Antes de subir al cielo, Jesús nos encargó ir al mundo entero y proclamar la buena noticia, bautizando en el nombre del Padre y del Hijo y del Espíritu Santo y haciendo discípulos suyos a todos los que creen. Nosotros fuimos bautizados en el nombre de estas personas divinas, y desde niños, nos santiguamos en su nombre y oramos al Padre y a Jesús, movidos por el Espíritu Santo, que habita en nuestros corazones. Es el Espíritu Santo el que glorifica en nosotros al Padre y al Hijo. Es el Espíritu Santo el que nos hace vivir como hijos amados de este Padre tan bueno, el único Padre. Los padres de la tierra debemos ser presencia y reflejo de papá Dios.

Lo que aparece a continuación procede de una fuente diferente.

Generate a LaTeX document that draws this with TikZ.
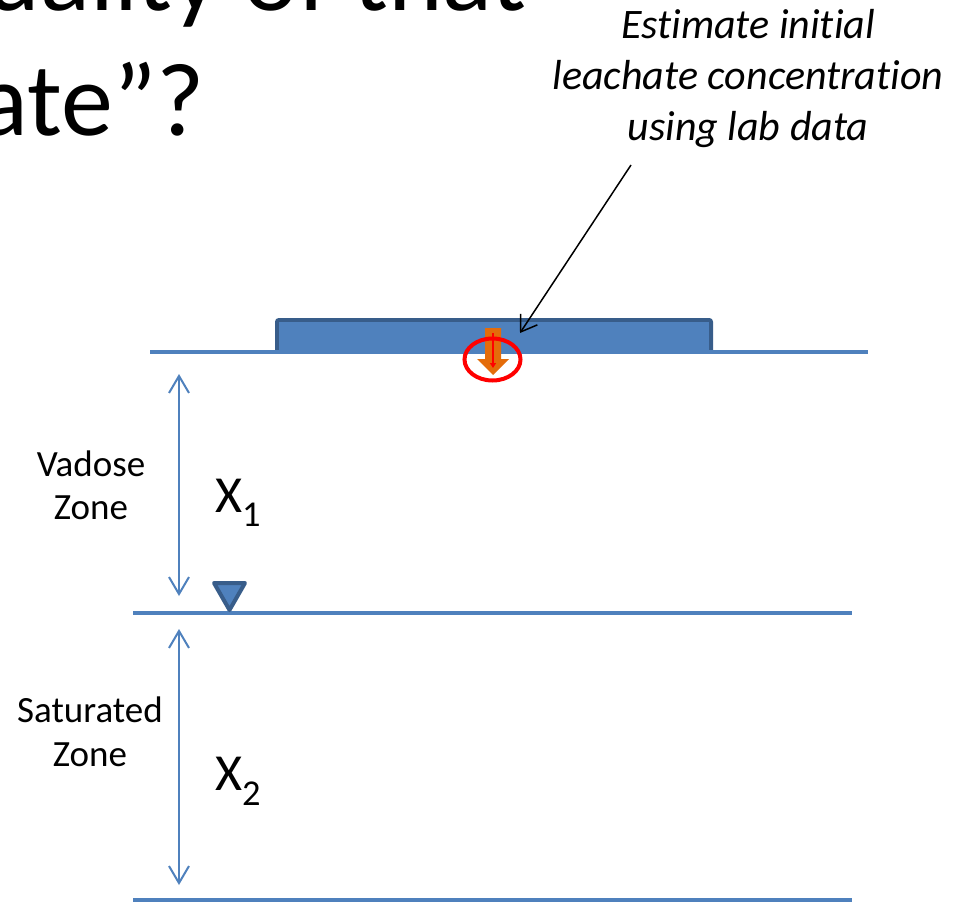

Esta es nuestra fe, esta es la verdad plena a la que nos guía el Espíritu de la verdad, el Espíritu del Padre y del Hijo. Este Espíritu nos comunica lo que está por venir. En estos 20 siglos han acontecido y se han cumplido muchas profecías. Como dice San Pablo, nos gloriamos en la esperanza de la gloria de Dios, nos gloriamos incluso en las tribulaciones, porque la esperanza no defrauda, gracias al amor de Dios derramado en nuestros corazones por el Espíritu Santo. Pero todavía queda la segunda y última venida de Jesucristo.

Aleluya. Gloria al Padre, y al Hijo, y al Espíritu Santo; al Dios que es, al que era y al que ha de venir. Aleluya.